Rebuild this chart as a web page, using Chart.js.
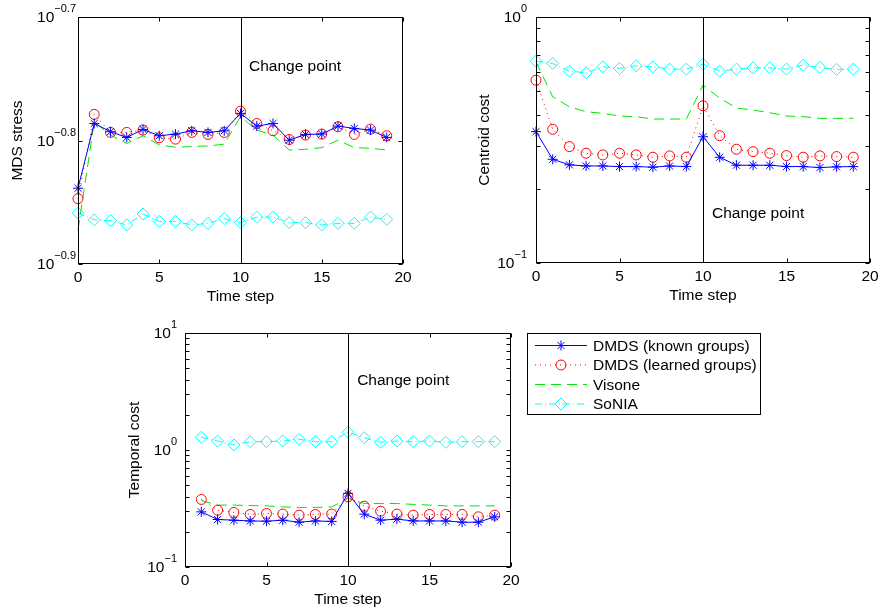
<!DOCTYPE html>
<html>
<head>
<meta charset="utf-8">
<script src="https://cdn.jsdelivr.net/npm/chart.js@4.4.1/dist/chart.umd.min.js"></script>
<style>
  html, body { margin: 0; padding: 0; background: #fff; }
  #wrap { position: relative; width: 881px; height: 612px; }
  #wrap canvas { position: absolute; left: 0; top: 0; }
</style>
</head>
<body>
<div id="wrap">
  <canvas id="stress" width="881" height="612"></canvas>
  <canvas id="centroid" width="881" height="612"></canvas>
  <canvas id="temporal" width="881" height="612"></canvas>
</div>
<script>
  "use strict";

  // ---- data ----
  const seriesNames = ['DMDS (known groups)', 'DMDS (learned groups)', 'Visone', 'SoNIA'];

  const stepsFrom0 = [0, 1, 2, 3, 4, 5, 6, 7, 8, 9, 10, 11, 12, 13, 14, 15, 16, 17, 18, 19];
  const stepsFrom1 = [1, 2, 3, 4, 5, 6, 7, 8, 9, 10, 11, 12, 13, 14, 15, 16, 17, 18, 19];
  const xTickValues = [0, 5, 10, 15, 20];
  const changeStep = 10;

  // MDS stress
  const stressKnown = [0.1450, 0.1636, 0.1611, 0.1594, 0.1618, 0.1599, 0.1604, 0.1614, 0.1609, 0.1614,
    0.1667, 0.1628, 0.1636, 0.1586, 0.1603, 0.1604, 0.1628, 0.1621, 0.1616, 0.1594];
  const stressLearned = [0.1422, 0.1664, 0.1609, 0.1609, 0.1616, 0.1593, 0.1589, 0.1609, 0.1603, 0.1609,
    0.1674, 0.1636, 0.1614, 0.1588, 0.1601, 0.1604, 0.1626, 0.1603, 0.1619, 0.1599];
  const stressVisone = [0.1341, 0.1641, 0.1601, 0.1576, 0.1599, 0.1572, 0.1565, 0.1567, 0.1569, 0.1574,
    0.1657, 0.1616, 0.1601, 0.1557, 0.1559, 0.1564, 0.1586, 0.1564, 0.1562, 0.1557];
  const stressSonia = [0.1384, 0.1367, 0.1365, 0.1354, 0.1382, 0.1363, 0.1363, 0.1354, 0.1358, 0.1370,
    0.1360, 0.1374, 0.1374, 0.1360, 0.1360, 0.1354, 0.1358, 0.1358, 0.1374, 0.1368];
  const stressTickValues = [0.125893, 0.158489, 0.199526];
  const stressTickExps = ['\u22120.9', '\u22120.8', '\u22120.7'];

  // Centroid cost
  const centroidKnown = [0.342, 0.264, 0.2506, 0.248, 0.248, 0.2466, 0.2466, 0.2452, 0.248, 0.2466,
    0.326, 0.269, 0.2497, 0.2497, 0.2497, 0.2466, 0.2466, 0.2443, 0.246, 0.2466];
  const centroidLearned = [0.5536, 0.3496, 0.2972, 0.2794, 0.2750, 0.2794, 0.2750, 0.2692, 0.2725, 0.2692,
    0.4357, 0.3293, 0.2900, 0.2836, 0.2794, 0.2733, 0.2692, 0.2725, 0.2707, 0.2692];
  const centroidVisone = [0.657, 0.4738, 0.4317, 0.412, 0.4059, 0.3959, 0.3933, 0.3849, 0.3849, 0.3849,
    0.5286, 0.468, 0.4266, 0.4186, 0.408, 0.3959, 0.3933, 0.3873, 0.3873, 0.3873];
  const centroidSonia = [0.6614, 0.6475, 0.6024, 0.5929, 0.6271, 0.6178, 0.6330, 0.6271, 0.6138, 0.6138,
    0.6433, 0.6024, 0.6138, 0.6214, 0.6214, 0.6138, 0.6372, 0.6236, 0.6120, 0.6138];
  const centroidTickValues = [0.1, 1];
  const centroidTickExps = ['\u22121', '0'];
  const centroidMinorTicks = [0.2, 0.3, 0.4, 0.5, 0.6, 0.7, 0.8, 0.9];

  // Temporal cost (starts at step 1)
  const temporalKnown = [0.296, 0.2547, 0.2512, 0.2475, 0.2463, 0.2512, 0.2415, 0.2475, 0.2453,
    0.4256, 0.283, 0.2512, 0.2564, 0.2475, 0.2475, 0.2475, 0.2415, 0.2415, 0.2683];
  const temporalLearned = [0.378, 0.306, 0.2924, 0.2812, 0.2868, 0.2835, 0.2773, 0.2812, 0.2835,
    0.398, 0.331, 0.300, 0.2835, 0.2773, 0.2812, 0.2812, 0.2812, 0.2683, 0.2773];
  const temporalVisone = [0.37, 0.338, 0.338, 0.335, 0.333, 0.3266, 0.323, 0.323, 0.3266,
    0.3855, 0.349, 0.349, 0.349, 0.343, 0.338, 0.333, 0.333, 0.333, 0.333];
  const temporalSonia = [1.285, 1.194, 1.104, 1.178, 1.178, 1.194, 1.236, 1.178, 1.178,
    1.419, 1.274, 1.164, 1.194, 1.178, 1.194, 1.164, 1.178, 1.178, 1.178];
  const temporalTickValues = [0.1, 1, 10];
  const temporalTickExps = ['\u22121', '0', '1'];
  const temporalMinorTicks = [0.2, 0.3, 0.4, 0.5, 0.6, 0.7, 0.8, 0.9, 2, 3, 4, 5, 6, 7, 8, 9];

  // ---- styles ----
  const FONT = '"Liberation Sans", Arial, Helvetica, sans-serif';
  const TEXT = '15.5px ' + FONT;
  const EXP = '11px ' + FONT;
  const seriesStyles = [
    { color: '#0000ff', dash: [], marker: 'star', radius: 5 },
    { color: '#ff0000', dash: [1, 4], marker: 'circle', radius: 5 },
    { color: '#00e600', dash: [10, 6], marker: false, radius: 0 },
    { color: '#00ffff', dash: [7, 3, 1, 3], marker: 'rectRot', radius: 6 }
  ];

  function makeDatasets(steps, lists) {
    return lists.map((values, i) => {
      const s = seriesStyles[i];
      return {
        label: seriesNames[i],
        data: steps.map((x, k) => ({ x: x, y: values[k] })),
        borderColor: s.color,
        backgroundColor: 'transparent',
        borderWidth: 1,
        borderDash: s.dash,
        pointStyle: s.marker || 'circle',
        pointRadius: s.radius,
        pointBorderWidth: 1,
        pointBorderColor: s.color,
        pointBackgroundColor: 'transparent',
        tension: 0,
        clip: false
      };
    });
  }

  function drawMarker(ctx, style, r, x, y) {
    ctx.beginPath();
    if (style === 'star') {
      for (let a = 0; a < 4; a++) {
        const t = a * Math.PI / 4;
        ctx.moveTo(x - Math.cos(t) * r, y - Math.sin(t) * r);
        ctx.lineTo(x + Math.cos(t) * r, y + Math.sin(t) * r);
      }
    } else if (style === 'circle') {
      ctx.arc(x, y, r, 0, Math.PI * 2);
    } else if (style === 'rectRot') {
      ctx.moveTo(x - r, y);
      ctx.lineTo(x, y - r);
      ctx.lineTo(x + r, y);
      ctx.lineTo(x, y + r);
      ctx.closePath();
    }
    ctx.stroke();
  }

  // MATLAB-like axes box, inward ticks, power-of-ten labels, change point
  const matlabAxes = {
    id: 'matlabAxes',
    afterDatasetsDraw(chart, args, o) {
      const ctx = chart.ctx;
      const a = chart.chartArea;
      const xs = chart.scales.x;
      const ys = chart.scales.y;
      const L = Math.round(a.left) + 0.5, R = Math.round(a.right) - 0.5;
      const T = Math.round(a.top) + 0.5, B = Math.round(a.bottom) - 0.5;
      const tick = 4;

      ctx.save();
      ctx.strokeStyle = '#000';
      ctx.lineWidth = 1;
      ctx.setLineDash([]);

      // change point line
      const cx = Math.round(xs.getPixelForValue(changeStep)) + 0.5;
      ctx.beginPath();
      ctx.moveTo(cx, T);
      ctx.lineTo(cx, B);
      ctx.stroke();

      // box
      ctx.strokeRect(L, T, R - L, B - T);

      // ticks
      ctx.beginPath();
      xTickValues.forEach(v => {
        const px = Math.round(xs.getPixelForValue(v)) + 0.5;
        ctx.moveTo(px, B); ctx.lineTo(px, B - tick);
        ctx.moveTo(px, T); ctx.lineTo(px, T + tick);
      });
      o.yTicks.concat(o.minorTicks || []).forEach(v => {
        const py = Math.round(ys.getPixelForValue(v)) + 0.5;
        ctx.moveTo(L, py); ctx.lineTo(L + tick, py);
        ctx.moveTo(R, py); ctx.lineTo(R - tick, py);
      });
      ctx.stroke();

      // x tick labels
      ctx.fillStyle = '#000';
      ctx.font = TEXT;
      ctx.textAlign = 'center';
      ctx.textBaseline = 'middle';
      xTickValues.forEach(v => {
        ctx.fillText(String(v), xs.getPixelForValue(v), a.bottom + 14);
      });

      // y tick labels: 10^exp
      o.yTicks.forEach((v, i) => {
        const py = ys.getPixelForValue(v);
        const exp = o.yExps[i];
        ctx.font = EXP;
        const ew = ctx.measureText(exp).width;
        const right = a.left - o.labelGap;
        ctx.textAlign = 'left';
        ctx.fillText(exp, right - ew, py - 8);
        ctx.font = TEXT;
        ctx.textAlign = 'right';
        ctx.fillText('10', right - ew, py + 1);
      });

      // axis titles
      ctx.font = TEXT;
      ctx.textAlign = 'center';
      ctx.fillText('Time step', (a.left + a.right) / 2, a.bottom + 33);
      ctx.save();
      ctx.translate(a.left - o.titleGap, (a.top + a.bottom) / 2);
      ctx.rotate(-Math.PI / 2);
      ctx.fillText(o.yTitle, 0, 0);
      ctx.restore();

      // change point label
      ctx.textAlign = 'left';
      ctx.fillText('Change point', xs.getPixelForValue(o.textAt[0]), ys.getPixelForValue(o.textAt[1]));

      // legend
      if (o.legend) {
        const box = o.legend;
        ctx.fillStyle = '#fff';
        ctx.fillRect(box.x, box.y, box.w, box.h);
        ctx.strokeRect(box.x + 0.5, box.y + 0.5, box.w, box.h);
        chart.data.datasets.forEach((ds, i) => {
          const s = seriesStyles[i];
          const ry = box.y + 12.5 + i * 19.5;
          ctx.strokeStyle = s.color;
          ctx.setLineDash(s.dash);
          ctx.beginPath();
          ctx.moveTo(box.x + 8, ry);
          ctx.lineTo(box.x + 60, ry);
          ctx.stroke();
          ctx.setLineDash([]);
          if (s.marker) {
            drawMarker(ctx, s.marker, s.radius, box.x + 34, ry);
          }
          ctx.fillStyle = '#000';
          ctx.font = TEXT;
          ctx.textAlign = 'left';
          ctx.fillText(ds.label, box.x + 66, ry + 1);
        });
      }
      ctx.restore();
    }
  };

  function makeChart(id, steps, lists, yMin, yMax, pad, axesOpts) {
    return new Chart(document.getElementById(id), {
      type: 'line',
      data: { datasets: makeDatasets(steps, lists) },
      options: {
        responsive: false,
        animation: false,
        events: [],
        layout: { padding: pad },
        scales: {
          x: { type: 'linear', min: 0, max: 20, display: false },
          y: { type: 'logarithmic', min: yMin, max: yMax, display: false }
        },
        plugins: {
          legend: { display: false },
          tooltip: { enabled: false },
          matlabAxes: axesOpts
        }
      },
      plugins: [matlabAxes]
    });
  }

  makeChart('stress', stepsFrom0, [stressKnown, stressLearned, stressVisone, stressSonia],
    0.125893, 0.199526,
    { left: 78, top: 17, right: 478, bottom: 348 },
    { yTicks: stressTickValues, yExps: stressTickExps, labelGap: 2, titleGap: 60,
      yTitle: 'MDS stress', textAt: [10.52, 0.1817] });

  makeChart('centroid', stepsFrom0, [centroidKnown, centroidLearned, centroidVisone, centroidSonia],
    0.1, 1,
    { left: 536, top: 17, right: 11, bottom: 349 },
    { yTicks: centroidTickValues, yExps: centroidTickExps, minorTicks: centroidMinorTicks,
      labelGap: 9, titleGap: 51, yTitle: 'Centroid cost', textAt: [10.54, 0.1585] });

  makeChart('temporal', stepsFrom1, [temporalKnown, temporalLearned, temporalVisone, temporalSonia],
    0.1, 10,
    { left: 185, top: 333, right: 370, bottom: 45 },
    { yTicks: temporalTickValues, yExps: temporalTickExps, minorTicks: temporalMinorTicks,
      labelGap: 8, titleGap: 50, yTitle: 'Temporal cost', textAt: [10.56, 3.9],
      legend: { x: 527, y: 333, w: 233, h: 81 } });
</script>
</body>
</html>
◇ ◇ ◇ ◇ ◇
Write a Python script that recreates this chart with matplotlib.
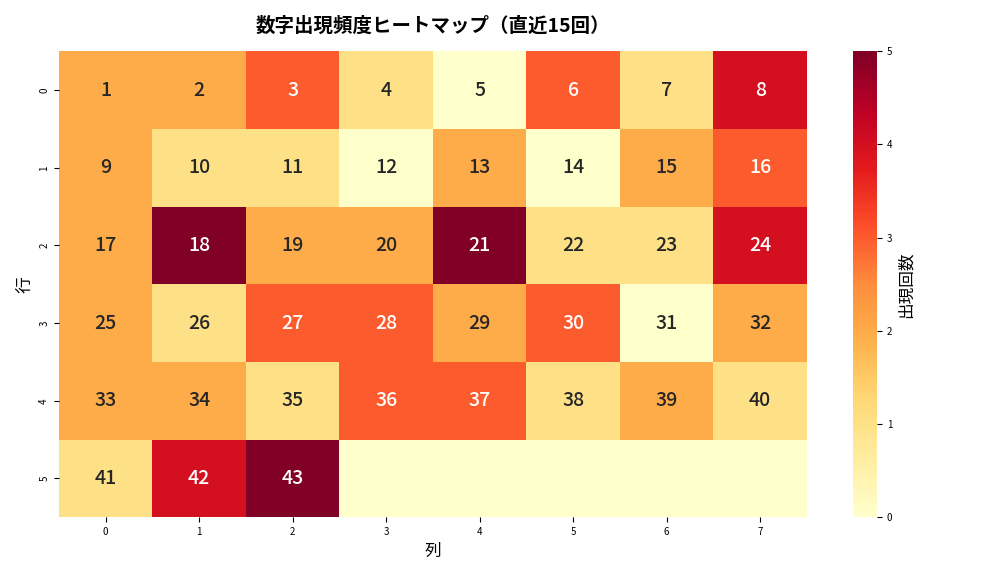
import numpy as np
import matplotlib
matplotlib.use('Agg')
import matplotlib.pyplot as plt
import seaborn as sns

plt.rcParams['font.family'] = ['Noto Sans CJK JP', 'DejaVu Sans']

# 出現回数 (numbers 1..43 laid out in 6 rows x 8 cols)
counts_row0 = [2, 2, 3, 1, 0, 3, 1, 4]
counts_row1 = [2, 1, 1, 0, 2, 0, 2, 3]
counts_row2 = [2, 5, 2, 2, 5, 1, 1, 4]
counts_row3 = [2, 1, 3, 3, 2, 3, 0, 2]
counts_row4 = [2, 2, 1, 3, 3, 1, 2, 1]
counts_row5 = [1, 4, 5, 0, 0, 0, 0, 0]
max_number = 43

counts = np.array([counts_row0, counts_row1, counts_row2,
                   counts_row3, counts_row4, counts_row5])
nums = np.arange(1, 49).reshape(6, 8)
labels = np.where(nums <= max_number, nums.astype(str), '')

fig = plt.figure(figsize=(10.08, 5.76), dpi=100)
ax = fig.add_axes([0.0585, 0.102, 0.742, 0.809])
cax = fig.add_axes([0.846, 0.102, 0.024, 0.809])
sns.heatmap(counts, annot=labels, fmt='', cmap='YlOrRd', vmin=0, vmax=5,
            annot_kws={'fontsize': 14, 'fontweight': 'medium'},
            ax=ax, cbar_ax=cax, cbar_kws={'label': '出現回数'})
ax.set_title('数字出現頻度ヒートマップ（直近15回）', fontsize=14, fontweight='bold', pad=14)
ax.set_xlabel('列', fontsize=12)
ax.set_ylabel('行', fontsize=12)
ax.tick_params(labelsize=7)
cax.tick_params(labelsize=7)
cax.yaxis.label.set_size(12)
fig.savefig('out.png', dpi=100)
◇ ◇ ◇ ◇ ◇
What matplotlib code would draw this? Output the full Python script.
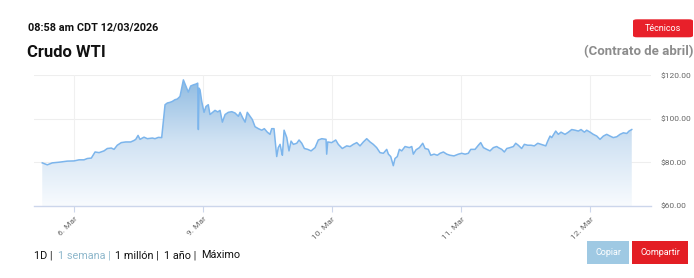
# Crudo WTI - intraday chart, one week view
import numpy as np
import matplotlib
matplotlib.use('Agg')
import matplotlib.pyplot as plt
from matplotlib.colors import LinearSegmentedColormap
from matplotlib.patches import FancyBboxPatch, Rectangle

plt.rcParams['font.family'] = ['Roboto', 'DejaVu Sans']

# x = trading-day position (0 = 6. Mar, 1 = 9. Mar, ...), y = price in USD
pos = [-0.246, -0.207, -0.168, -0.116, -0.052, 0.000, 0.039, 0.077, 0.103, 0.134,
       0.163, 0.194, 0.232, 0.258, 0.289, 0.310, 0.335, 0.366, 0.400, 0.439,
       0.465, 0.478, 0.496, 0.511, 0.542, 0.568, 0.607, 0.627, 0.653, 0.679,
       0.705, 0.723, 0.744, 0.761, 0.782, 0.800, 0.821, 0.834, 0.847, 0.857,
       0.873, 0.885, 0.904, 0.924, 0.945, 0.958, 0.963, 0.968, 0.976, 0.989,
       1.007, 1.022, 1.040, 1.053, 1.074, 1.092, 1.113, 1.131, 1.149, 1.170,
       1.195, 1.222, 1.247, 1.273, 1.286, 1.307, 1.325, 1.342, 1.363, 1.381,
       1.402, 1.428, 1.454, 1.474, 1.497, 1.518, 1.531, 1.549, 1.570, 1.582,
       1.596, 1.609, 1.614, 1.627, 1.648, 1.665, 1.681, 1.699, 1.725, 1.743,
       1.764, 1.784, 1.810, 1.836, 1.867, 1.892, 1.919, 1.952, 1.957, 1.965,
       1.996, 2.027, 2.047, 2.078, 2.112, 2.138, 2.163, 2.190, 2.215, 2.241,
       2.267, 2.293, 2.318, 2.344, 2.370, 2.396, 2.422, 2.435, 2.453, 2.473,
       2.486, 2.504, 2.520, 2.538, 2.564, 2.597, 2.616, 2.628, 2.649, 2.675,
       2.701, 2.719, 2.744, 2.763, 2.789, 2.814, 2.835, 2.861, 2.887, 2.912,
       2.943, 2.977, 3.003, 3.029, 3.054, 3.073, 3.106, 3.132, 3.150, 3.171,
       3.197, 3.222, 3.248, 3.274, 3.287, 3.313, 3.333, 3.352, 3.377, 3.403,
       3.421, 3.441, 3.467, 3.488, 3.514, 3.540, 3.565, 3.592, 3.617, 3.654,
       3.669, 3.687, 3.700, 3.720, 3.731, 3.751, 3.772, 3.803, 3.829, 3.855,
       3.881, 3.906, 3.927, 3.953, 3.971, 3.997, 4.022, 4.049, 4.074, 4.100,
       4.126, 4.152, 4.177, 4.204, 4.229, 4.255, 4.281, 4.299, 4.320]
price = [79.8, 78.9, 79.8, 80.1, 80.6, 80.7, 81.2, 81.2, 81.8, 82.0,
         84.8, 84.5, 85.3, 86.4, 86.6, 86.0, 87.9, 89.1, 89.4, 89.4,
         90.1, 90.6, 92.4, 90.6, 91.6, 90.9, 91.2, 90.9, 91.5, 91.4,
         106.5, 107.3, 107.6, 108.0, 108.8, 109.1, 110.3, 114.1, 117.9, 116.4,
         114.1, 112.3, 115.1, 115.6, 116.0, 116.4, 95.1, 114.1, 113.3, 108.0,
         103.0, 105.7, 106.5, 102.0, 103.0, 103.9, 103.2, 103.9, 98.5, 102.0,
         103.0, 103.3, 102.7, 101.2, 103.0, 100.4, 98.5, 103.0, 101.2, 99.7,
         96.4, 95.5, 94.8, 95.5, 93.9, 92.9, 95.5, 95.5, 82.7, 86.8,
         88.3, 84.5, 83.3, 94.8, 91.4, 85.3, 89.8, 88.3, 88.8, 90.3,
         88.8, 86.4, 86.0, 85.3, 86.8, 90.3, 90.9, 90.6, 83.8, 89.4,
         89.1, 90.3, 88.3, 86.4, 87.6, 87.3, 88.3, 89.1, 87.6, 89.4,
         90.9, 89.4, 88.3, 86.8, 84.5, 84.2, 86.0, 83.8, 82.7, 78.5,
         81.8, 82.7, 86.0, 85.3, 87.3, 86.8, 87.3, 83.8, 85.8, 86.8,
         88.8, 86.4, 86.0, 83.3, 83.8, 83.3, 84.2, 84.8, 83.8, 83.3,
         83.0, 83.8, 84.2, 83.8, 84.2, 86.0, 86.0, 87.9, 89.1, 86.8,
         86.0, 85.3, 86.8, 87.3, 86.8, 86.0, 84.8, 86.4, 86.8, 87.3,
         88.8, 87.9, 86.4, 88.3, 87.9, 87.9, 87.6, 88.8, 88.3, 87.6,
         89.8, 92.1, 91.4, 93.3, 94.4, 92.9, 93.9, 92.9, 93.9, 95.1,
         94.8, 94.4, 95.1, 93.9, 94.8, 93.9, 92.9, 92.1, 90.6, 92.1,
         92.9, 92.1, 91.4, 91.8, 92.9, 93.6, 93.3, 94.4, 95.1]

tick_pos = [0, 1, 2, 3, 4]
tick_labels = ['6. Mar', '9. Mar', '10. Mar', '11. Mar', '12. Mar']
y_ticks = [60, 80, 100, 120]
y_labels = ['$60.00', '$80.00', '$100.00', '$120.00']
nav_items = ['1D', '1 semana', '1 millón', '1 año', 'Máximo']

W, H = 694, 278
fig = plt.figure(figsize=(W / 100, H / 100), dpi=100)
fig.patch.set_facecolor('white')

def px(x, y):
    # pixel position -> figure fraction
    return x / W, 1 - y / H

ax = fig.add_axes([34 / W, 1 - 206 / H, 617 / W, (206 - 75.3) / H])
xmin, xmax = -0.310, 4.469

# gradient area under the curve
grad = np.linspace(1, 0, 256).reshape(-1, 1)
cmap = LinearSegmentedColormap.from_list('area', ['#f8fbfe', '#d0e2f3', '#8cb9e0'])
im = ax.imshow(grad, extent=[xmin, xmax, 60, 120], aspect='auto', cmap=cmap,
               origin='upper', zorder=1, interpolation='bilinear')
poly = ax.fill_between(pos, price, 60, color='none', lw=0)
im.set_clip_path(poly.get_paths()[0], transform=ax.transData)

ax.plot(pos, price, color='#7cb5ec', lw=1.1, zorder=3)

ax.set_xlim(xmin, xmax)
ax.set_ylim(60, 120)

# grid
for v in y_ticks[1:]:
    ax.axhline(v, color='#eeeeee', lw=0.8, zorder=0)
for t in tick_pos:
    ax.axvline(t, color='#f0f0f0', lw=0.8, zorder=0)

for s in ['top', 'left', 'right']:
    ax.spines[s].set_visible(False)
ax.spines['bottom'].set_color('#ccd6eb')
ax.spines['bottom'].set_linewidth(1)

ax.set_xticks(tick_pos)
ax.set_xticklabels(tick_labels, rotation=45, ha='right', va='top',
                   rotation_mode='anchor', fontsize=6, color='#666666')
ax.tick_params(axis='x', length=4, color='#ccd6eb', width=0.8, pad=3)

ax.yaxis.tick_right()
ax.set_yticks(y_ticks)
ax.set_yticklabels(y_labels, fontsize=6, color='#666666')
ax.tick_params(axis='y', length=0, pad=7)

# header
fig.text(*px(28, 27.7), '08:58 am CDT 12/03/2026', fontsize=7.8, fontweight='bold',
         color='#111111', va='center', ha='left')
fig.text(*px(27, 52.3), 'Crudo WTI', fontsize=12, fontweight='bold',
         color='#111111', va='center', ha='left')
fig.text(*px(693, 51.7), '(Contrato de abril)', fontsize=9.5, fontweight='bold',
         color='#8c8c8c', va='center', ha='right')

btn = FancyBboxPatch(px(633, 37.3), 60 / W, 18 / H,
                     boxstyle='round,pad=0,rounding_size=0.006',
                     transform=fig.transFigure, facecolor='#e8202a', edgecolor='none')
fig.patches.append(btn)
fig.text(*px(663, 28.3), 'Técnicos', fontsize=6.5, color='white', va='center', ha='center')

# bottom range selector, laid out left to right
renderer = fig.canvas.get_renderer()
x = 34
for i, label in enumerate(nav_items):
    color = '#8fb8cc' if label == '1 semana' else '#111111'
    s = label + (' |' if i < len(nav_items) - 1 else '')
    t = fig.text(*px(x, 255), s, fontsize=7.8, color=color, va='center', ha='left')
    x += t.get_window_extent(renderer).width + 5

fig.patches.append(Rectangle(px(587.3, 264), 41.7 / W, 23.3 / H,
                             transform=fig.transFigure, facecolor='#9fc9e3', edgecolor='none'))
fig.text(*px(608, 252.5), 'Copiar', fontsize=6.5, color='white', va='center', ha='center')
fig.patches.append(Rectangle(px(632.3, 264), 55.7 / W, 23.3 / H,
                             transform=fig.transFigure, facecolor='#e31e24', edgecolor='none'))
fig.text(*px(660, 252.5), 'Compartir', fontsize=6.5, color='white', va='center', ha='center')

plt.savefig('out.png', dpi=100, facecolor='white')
◇ ◇ ◇ ◇ ◇
What is being asked — Repeat exactly, and only, the entries from the line with "Write a Python" through the line with "fig.savefig('out.png', dpi=100)". Pictures are skipped.

Exercise output —
Write a Python script that recreates this chart with matplotlib.
import numpy as np
import matplotlib
matplotlib.use('Agg')
import matplotlib.pyplot as plt
import seaborn as sns

plt.rcParams['font.family'] = ['Noto Sans CJK JP', 'DejaVu Sans']

# 出現回数 (numbers 1..43 laid out in 6 rows x 8 cols)
counts_row0 = [2, 2, 3, 1, 0, 3, 1, 4]
counts_row1 = [2, 1, 1, 0, 2, 0, 2, 3]
counts_row2 = [2, 5, 2, 2, 5, 1, 1, 4]
counts_row3 = [2, 1, 3, 3, 2, 3, 0, 2]
counts_row4 = [2, 2, 1, 3, 3, 1, 2, 1]
counts_row5 = [1, 4, 5, 0, 0, 0, 0, 0]
max_number = 43

counts = np.array([counts_row0, counts_row1, counts_row2,
                   counts_row3, counts_row4, counts_row5])
nums = np.arange(1, 49).reshape(6, 8)
labels = np.where(nums <= max_number, nums.astype(str), '')

fig = plt.figure(figsize=(10.08, 5.76), dpi=100)
ax = fig.add_axes([0.0585, 0.102, 0.742, 0.809])
cax = fig.add_axes([0.846, 0.102, 0.024, 0.809])
sns.heatmap(counts, annot=labels, fmt='', cmap='YlOrRd', vmin=0, vmax=5,
            annot_kws={'fontsize': 14, 'fontweight': 'medium'},
            ax=ax, cbar_ax=cax, cbar_kws={'label': '出現回数'})
ax.set_title('数字出現頻度ヒートマップ（直近15回）', fontsize=14, fontweight='bold', pad=14)
ax.set_xlabel('列', fontsize=12)
ax.set_ylabel('行', fontsize=12)
ax.tick_params(labelsize=7)
cax.tick_params(labelsize=7)
cax.yaxis.label.set_size(12)
fig.savefig('out.png', dpi=100)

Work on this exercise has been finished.